Светлый фон

22 сентября состоялось их бурное собрание в ратуше, они даже грозили убить купеческого старшину Леферона, и успокоить их удалось только арестовав обанкротившихся откупщиков. Тут же рантье выбрали свое руководство из 12 синдиков, одним из них стал клиент коадъютора Ги Жоли, деятельно исполнявший роль подстрекателя. Синдики прежде всего обратились за покровительством к Гонди и Бофору, посетив их обоих, и те обещали им свою поддержку, в знак чего коадъютор распорядился объявлять в церквах о собраниях рантье.

Парламент в это время был на каникулах, и дело откупщиков габели рассматривалось в вакационной палате. Арестованные просили о половинной скидке, рантье требовали полной оплаты и суда над злонамеренными финансистами. В итоге платежи откупщиков были сокращены примерно на четверть (с 84 до 64 тыс. л. в неделю), и они были освобождены. Сходки недовольных рантье продолжались.

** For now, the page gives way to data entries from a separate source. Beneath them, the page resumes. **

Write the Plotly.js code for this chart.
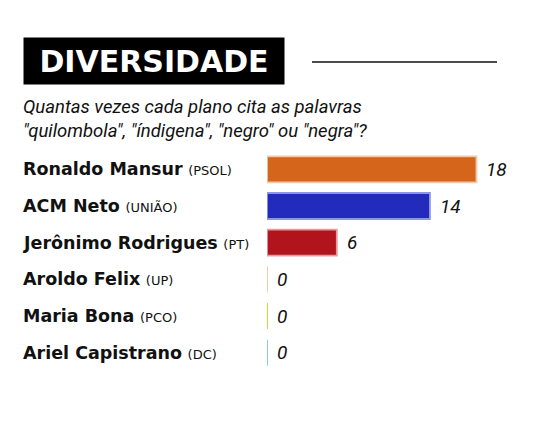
<!DOCTYPE html>
<html><head><meta charset="utf-8">
<script src="https://cdn.plot.ly/plotly-3.0.1.min.js"></script>
<style>body{margin:0;background:#fff}#c{width:536px;height:431px}</style>
</head><body><div id="c"></div>
<script>
const names = ["Ronaldo Mansur", "ACM Neto", "Jerônimo Rodrigues", "Aroldo Felix", "Maria Bona", "Ariel Capistrano"];
const parties = ["(PSOL)", "(UNIÃO)", "(PT)", "(UP)", "(PCO)", "(DC)"];
const values = [18, 14, 6, 0, 0, 0];
const fillColors = ["#D4651A", "#222BBC", "#B1141D", "#F3D3B3", "#F8C22A", "#8ECBF3"];
const lineColors = ["#F0C9A8", "#8F95E6", "#E59A9E", "#F0C8A0", "#F8BE1A", "#7EC2F2"];
const titleText = "DIVERSIDADE";
const subtitleText = "Quantas vezes cada plano cita as palavras<br>\"quilombola\", \"índigena\", \"negro\" ou \"negra\"?";

const W = 536, H = 431, L = 267, R = 13, T = 151, B = 60;
const pw = W - L - R, ph = H - T - B;
const px2x = p => (p - L) / pw;
const py2y = p => 1 - (p - T) / ph;

const cats = names.map((n, i) => n + " " + parties[i]);

const bar = {
  type: "bar", orientation: "h",
  x: values, y: cats,
  width: 0.71,
  marker: { color: fillColors, line: { color: lineColors, width: 1.8 } },
  hoverinfo: "none"
};

const annotations = [];
cats.forEach((c, i) => {
  annotations.push({
    xref: "paper", yref: "y", x: px2x(21), y: c, xanchor: "left", yanchor: "middle",
    showarrow: false, align: "left",
    text: "<b>" + names[i] + "</b> <span style='font-size:13px;font-weight:normal'>" + parties[i] + "</span>",
    font: { family: "DejaVu Sans", size: 17.5, color: "#111" }
  });
  annotations.push({
    xref: "x", yref: "y", x: values[i], y: c, xanchor: "left", yanchor: "middle",
    xshift: 8, showarrow: false,
    text: "<i>" + values[i] + "</i>",
    font: { family: "Roboto", size: 19, color: "#111" }
  });
});
annotations.push({
  xref: "paper", yref: "paper", x: px2x(23), y: py2y(37), xanchor: "left", yanchor: "top",
  showarrow: false, text: "<b>" + titleText + "</b>", bgcolor: "#000",
  width: 260, height: 46, borderpad: 0, align: "center", valign: "middle",
  font: { family: "DejaVu Sans", size: 30, color: "#fff" }
});
annotations.push({
  xref: "paper", yref: "paper", x: px2x(21), y: py2y(94), xanchor: "left", yanchor: "top",
  showarrow: false, align: "left", text: "<i>" + subtitleText + "</i>",
  font: { family: "Roboto", size: 18.5, color: "#111" }
});

const layout = {
  width: W, height: H,
  margin: { l: L, r: R, t: T, b: B, pad: 0 },
  paper_bgcolor: "#fff", plot_bgcolor: "#fff",
  showlegend: false,
  xaxis: { range: [0, 22], visible: false, fixedrange: true },
  yaxis: { autorange: "reversed", showticklabels: false, showgrid: false, zeroline: false, showline: false, ticks: "" },
  annotations: annotations,
  shapes: [{ type: "line", xref: "paper", yref: "paper", x0: px2x(312), x1: px2x(497), y0: py2y(62), y1: py2y(62), line: { color: "#111", width: 1.5 } }]
};

Plotly.newPlot("c", [bar], layout, { staticPlot: true });
</script></body></html>
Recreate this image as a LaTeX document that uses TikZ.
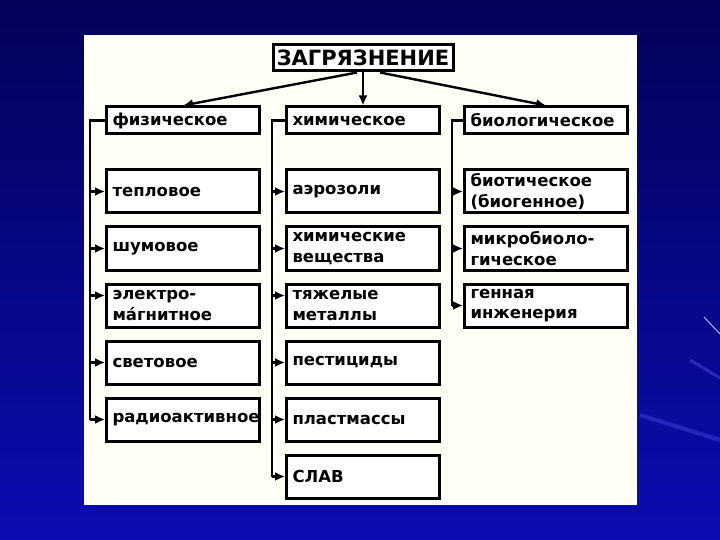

Вернувшемуся после каникул парламенту пришлось заняться этим делом. Большая палата отказалась (3 декабря) принять жалобу синдиката рантье и объявила его незаконным. Но рантье не согласились с роспуском их организации, они заручились сочувствием большинства парламентариев из младших палат, которые стали требовать проведения общего собрания парламента. Этого и добивалась радикальная оппозиция, но внезапно ситуация по ее же вине резко обострилась. Наиболее ретивые фрондеры решили (если верить «Мемуарам» Реца, вопреки его мнению) форсировать события, прибегнув к грубой провокации: симулировать покушение на одного из синдиков рантье. Предполагалось, что после этого общее собрание парламента уж точно состоится, а может быть даже повторятся и Дни Баррикад. За эту идею, высказанную Монтрезором (близкий к Бофору участник заговора «Значительных» 1643 г.), ухватились Бофор, Нуармутье, президент Белльевр… Гонди возражал: он допускал применение провокаций только если их успех был гарантирован, а эта была чревата риском конфузного провала, но ему пришлось уступить.

Роль жертвы «покушения» взял на себя Ги Жоли. И вот утром 11 декабря его карета была обстреляна неким дворянином из свиты Нуармутье. Жоли для вида нанес себе царапину, слег в постель и подал жалобу в парламент. Тогда же другой синдик-фрондер, президент одной из палат прошений Луи Шартон (тот самый, кому удалось избежать ареста в первый день Баррикад) почему-то решил, что убить хотели не Жоли, а его — и тоже обратился в парламент. Покушение на Шартона выглядело серьезнее, чем на Жоли, — парламентарии решили произвести расследование.

А в это время необычайную активность проявил близкий к Бофору герой Парижской войны Лабулэ. Вместе с группой всадников он помчался по улицам, призывал браться за оружие, бить в набат, строить баррикады… Все было напрасно — ему никто не противился, но и восставать никто не собирался, ничего не понимающий народ соблюдал спокойствие. Не помог и авторитет Брусселя, предлагавшего, чтобы парижская милиция овладела городскими воротами, «опасаясь как бы двор не причинил какого-либо зла»[822].